■ WHAT IS ASKED: Return the listing below exactly, with the pictures dropped.

■ DATA SEGMENT:
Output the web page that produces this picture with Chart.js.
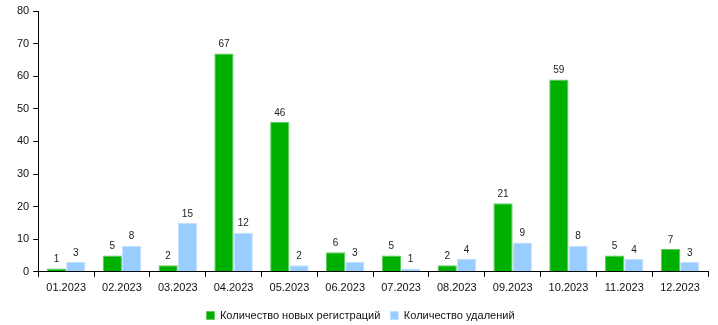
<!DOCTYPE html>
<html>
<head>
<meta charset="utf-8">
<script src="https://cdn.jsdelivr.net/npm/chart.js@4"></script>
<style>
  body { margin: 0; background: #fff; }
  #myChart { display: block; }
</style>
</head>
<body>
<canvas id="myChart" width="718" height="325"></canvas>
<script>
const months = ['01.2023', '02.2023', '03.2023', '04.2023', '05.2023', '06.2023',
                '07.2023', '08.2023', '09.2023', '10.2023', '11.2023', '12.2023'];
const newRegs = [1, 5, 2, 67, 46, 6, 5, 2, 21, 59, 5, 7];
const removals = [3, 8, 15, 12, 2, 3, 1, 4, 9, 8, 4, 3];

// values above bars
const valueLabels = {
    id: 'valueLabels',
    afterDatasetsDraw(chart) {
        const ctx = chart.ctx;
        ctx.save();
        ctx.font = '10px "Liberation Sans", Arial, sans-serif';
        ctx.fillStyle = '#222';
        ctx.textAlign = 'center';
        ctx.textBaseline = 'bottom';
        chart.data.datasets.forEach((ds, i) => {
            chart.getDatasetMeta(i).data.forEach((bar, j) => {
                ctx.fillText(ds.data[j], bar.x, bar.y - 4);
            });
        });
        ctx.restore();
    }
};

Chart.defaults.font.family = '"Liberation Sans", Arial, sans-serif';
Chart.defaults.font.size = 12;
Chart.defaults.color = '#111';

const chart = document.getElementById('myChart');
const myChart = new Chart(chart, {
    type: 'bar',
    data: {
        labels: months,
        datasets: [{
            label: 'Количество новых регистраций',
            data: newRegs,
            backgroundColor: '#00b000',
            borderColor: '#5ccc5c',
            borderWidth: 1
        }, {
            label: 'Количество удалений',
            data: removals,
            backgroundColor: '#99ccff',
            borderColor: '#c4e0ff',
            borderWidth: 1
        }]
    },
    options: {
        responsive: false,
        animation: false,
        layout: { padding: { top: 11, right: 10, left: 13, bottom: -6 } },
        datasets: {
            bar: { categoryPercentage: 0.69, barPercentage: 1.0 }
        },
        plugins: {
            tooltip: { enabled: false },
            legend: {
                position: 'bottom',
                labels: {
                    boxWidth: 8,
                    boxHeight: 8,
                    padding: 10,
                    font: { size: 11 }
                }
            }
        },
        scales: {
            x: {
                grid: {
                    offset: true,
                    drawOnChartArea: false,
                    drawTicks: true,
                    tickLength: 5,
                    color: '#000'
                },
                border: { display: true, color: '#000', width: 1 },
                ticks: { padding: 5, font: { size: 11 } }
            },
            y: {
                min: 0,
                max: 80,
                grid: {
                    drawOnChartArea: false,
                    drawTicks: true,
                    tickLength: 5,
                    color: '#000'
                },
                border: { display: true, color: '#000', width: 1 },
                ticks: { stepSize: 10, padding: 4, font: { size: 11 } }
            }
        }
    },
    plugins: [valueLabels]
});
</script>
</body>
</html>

■ THE OUTPUT:
Output the web page that produces this picture with Chart.js.
<!DOCTYPE html>
<html>
<head>
<meta charset="utf-8">
<script src="https://cdn.jsdelivr.net/npm/chart.js@4"></script>
<style>
  body { margin: 0; background: #fff; }
  #myChart { display: block; }
</style>
</head>
<body>
<canvas id="myChart" width="718" height="325"></canvas>
<script>
const months = ['01.2023', '02.2023', '03.2023', '04.2023', '05.2023', '06.2023',
                '07.2023', '08.2023', '09.2023', '10.2023', '11.2023', '12.2023'];
const newRegs = [1, 5, 2, 67, 46, 6, 5, 2, 21, 59, 5, 7];
const removals = [3, 8, 15, 12, 2, 3, 1, 4, 9, 8, 4, 3];

// values above bars
const valueLabels = {
    id: 'valueLabels',
    afterDatasetsDraw(chart) {
        const ctx = chart.ctx;
        ctx.save();
        ctx.font = '10px "Liberation Sans", Arial, sans-serif';
        ctx.fillStyle = '#222';
        ctx.textAlign = 'center';
        ctx.textBaseline = 'bottom';
        chart.data.datasets.forEach((ds, i) => {
            chart.getDatasetMeta(i).data.forEach((bar, j) => {
                ctx.fillText(ds.data[j], bar.x, bar.y - 4);
            });
        });
        ctx.restore();
    }
};

Chart.defaults.font.family = '"Liberation Sans", Arial, sans-serif';
Chart.defaults.font.size = 12;
Chart.defaults.color = '#111';

const chart = document.getElementById('myChart');
const myChart = new Chart(chart, {
    type: 'bar',
    data: {
        labels: months,
        datasets: [{
            label: 'Количество новых регистраций',
            data: newRegs,
            backgroundColor: '#00b000',
            borderColor: '#5ccc5c',
            borderWidth: 1
        }, {
            label: 'Количество удалений',
            data: removals,
            backgroundColor: '#99ccff',
            borderColor: '#c4e0ff',
            borderWidth: 1
        }]
    },
    options: {
        responsive: false,
        animation: false,
        layout: { padding: { top: 11, right: 10, left: 13, bottom: -6 } },
        datasets: {
            bar: { categoryPercentage: 0.69, barPercentage: 1.0 }
        },
        plugins: {
            tooltip: { enabled: false },
            legend: {
                position: 'bottom',
                labels: {
                    boxWidth: 8,
                    boxHeight: 8,
                    padding: 10,
                    font: { size: 11 }
                }
            }
        },
        scales: {
            x: {
                grid: {
                    offset: true,
                    drawOnChartArea: false,
                    drawTicks: true,
                    tickLength: 5,
                    color: '#000'
                },
                border: { display: true, color: '#000', width: 1 },
                ticks: { padding: 5, font: { size: 11 } }
            },
            y: {
                min: 0,
                max: 80,
                grid: {
                    drawOnChartArea: false,
                    drawTicks: true,
                    tickLength: 5,
                    color: '#000'
                },
                border: { display: true, color: '#000', width: 1 },
                ticks: { stepSize: 10, padding: 4, font: { size: 11 } }
            }
        }
    },
    plugins: [valueLabels]
});
</script>
</body>
</html>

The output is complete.